Sotomayor lost his cartoon gig with Gay Chicago because he had used a fake press pass to infiltrate a press conference with Daley. He also lost a cartoon job with Windy City Times for once again blurring the line between his activist and editorial roles. Salvo said Sotomayor’s rebelliousness came from his impatience as AIDS “continued its march” through his personal life and health and as he continued going through a health care system that did not yet have the infrastructure to support people with AIDS.
“Danny was always biting the hand that fed him,” Salvo said. “He went through this personal transformation from being this quiet, nice guy with a really kooky sense of humor to this firebrand.”
Danny’s Legacy
By the end of 1991, both Sotomayor and his partner, Scott McPherson, were sicker. At the next year’s IMPACT dinner, they were both in the hospital. Their beds were close enough to hold hands, former ACT UP/Chicago member Sharyl Holtzman told Chicago Stories. But the same event Sotomayor had interrupted the year before was now giving him an award for his tireless activism. Though Sotomayor was too ill to leave the hospital, Cannon and Salvo were able to take McPherson to see Sotomayor honored at the dinner. When they brought McPherson back to the hospital, he spoke to Sotomayor.
“Scott was like, ‘You should have been there, Danny. They were all applauding for you. They were all cheering for you,’” Salvo said. “You kind of hope he heard it.”
The dinner was on February 2, 1992. Danny Sotomayor died as the sun was rising on February 5. Thousands of people came to his wake. Much to the shock of his friends, Mayor Daley showed up.
“I don't know which one of us said it first. It was probably me. ‘Well, you know for sure he’s dead because he’d be sitting up strangling [Daley].’ That was the proof right there,” Salvo said, laughing.
Sotomayor’s family, who was sometimes in conflict with his friends in his remaining days and after his death, had a Catholic mass for his funeral.
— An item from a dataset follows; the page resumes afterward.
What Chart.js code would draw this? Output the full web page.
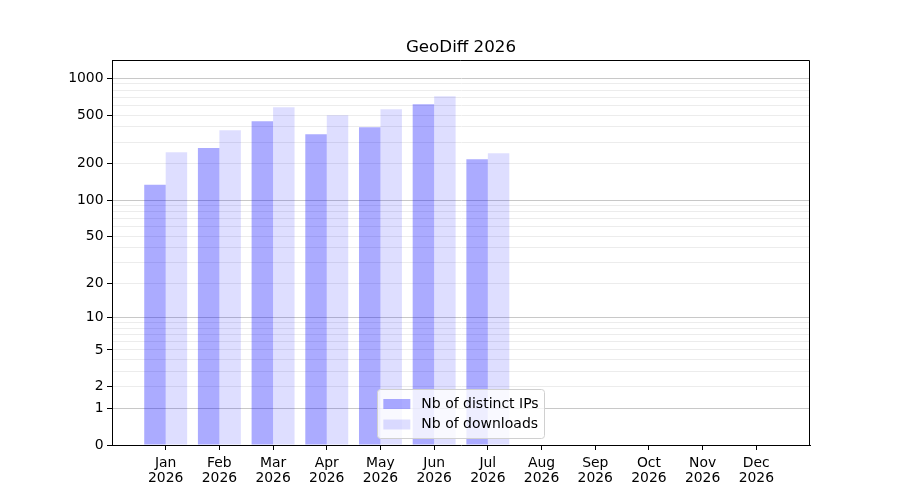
<!DOCTYPE html>
<html lang="en">
<head>
    <meta charset="UTF-8">
    <title>GeoDiff 2026</title>
    <script src="https://cdn.jsdelivr.net/npm/chart.js"></script>
    <style>
        html, body { margin: 0; padding: 0; background: #fff; }
        #wrap { width: 900px; height: 500px; }
    </style>
</head>
<body>
    <div id="wrap"><canvas id="geoChart" width="900" height="500"></canvas></div>

    <script>
        // months shown on the x axis
        const months = ['Jan', 'Feb', 'Mar', 'Apr', 'May', 'Jun', 'Jul', 'Aug', 'Sep', 'Oct', 'Nov', 'Dec'];
        const year = '2026';

        // values (Jan..Jul)
        const distinctIPs = [134, 268, 445, 348, 398, 614, 217];
        const downloads = [248, 376, 580, 499, 558, 714, 243];

        // y ticks: labelled ones, and the extra faint grid lines
        const yTickLabels = [0, 1, 2, 5, 10, 20, 50, 100, 200, 500, 1000];
        const yMajorLines = [1, 10, 100, 1000];
        const yMinorLines = [3, 4, 6, 7, 8, 9, 30, 40, 60, 70, 80, 90, 300, 400, 600, 700, 800, 900];

        const FONT = 'DejaVu Sans';

        // y axis is log10(v + 1)
        const tf = v => Math.log10(v + 1);

        function toPoints(values) {
            return values.map((v, i) => ({ x: i, y: tf(v) }));
        }

        // top and right spines (left and bottom come from the axes)
        const frame = {
            id: 'frame',
            afterDraw(chart) {
                const a = chart.chartArea, c = chart.ctx;
                const t = Math.round(a.top) + 0.5, r = Math.round(a.right) - 0.5;
                c.save();
                c.strokeStyle = '#000';
                c.lineWidth = 1;
                c.beginPath();
                c.moveTo(a.left, t);
                c.lineTo(r, t);
                c.lineTo(r, a.bottom);
                c.stroke();
                c.restore();
            }
        };

        // legend in the lower centre of the plot
        const boxLegend = {
            id: 'boxLegend',
            afterDraw(chart) {
                const a = chart.chartArea, c = chart.ctx;
                const sets = chart.data.datasets;
                c.save();
                c.font = '14px "' + FONT + '"';
                let tw = 0;
                sets.forEach(d => { tw = Math.max(tw, c.measureText(d.label).width); });
                const pad = 6, patchW = 27, gap = 11, rowH = 20.5;
                const w = pad + patchW + gap + tw + pad;
                const h = pad + rowH * sets.length + 2;
                const x = (a.left + a.right) / 2 - w / 2;
                const y = a.bottom - 7 - h;
                c.fillStyle = 'rgba(255,255,255,0.8)';
                c.strokeStyle = '#d0d0d0';
                c.lineWidth = 1;
                c.beginPath();
                c.roundRect(Math.round(x) + 0.5, Math.round(y) + 0.5, Math.round(w), Math.round(h), 3);
                c.fill();
                c.stroke();
                sets.forEach((d, i) => {
                    const cy = y + pad + 5 + rowH * i + 4;
                    c.fillStyle = d.backgroundColor;
                    c.fillRect(x + pad, cy - 5, patchW, 10);
                    c.fillStyle = '#000';
                    c.textBaseline = 'middle';
                    c.fillText(d.label, x + pad + patchW + gap, cy);
                });
                c.restore();
            }
        };

        new Chart(document.getElementById('geoChart'), {
            type: 'bar',
            data: {
                datasets: [
                    {
                        label: 'Nb of distinct IPs',
                        data: toPoints(distinctIPs),
                        backgroundColor: 'rgba(0,0,255,0.33)'
                    },
                    {
                        label: 'Nb of downloads',
                        data: toPoints(downloads),
                        backgroundColor: 'rgba(0,0,255,0.13)'
                    }
                ]
            },
            options: {
                responsive: false,
                animation: false,
                devicePixelRatio: 1,
                categoryPercentage: 0.8,
                barPercentage: 1.0,
                // left 22 + right 0 keeps the title centred over the plot
                layout: { padding: { left: 22, right: 0, top: 0, bottom: 0 } },
                plugins: {
                    legend: { display: false },
                    tooltip: { enabled: false },
                    title: {
                        display: true,
                        text: 'GeoDiff 2026',
                        color: '#000',
                        font: { family: FONT, size: 16.7, weight: 'normal' },
                        padding: { top: 38, bottom: 2 }
                    }
                },
                scales: {
                    x: {
                        type: 'linear',
                        min: -1,
                        max: 12,
                        offset: false,
                        afterBuildTicks(scale) {
                            scale.ticks = months.map((m, i) => ({ value: i }));
                        },
                        afterFit(scale) { scale.height = 55; },
                        border: { color: '#000', width: 1 },
                        grid: { offset: false, drawOnChartArea: false, tickLength: 5, tickColor: '#000', tickWidth: 1 },
                        ticks: {
                            autoSkip: false,
                            maxRotation: 0,
                            padding: 5.5,
                            color: '#000',
                            font: { family: FONT, size: 13.9, lineHeight: 1.12 },
                            callback: v => [months[v], year]
                        }
                    },
                    y: {
                        type: 'linear',
                        min: 0,
                        max: 3.15,
                        afterBuildTicks(scale) {
                            const all = [];
                            yTickLabels.forEach(t => all.push({ value: tf(t), raw: t, labelled: true }));
                            yMinorLines.forEach(t => all.push({ value: tf(t), raw: t, labelled: false }));
                            all.sort((p, q) => p.value - q.value);
                            scale.ticks = all;
                        },
                        afterFit(scale) { scale.width = 90; },
                        border: { color: '#000', width: 1 },
                        grid: {
                            tickLength: 5,
                            tickWidth: 1,
                            lineWidth: 1,
                            color(ctx) {
                                const t = ctx.tick;
                                if (!t || t.raw === 0) return 'rgba(0,0,0,0)';
                                return yMajorLines.includes(t.raw) ? '#c8c8c8' : '#ececec';
                            },
                            tickColor(ctx) {
                                const t = ctx.tick;
                                return t && t.labelled ? '#000' : 'rgba(0,0,0,0)';
                            }
                        },
                        ticks: {
                            autoSkip: false,
                            padding: 3.5,
                            color: '#000',
                            font: { family: FONT, size: 13.9 },
                            callback: (v, i, ticks) => ticks[i].labelled ? String(ticks[i].raw) : ''
                        }
                    },
                    // empty right-hand gutter, same width as the reference margin
                    yRight: {
                        type: 'linear',
                        position: 'right',
                        display: true,
                        min: 0,
                        max: 1,
                        afterFit(scale) { scale.width = 90; },
                        border: { display: false },
                        grid: { display: false },
                        ticks: { display: false }
                    }
                }
            },
            plugins: [frame, boxLegend]
        });
    </script>
</body>
</html>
Salvo said if there was anything Danny hated more than Mayor Daley, it was the Catholic Church. His friends later put together a memorial service at the Riviera Theatre. Salvo put together a slideshow of images to David Bowie’s “Heroes.”
Though Sotomayor was gone, his friends and fellow activists continued fighting for people with AIDS. Increasing Chicago’s budget for AIDS support, for which Sotomayor had long fought, was still a top priority. Someone within the Daley administration had leaked the city’s proposed budget to leaders at ACT UP/Chicago. The activists then put together their own proposal which they shared with Alderman Helen Shiller. Shiller drafted a spending proposal that the Daley administration supported. The city had tripled its spending on AIDS.
Just four years after Sotomayor saw the AIDS Quilt at Navy Pier, his friends created his own square in his memory, adding his name to what would ultimately become 110,000 names stitched into its panels. His square, designed by Salvo, showed his famous cartoon critiquing George and Barbara Bush, with photos and written remembrances from his friends. McPherson, who would die in November 1992, was able to write his name and a love letter to Sotomayor on the square.
Since the beginning of the crisis, 675,000 people with AIDS have died, according to the CDC. But better treatments and funding have no longer made such a diagnosis a death sentence. Thirty years after Sotomayor’s death, his friends remember his tenacity. He was inducted into the Chicago LGBT Hall of Fame and now has a plaque on Halsted Street’s Legacy Walk, which is led by his friend Salvo.
“At a certain point, Danny wasn’t fighting for himself anymore,” Keehnen said. “He was fighting more for the people in the future.”
One of the last things Sotomayor told his brother, David, as he was dying was that his brother would miss him six months from now.
“He was absolutely right,” David Sotomayor said. “Well, he was actually wrong about the six months. It’s been 30 years.”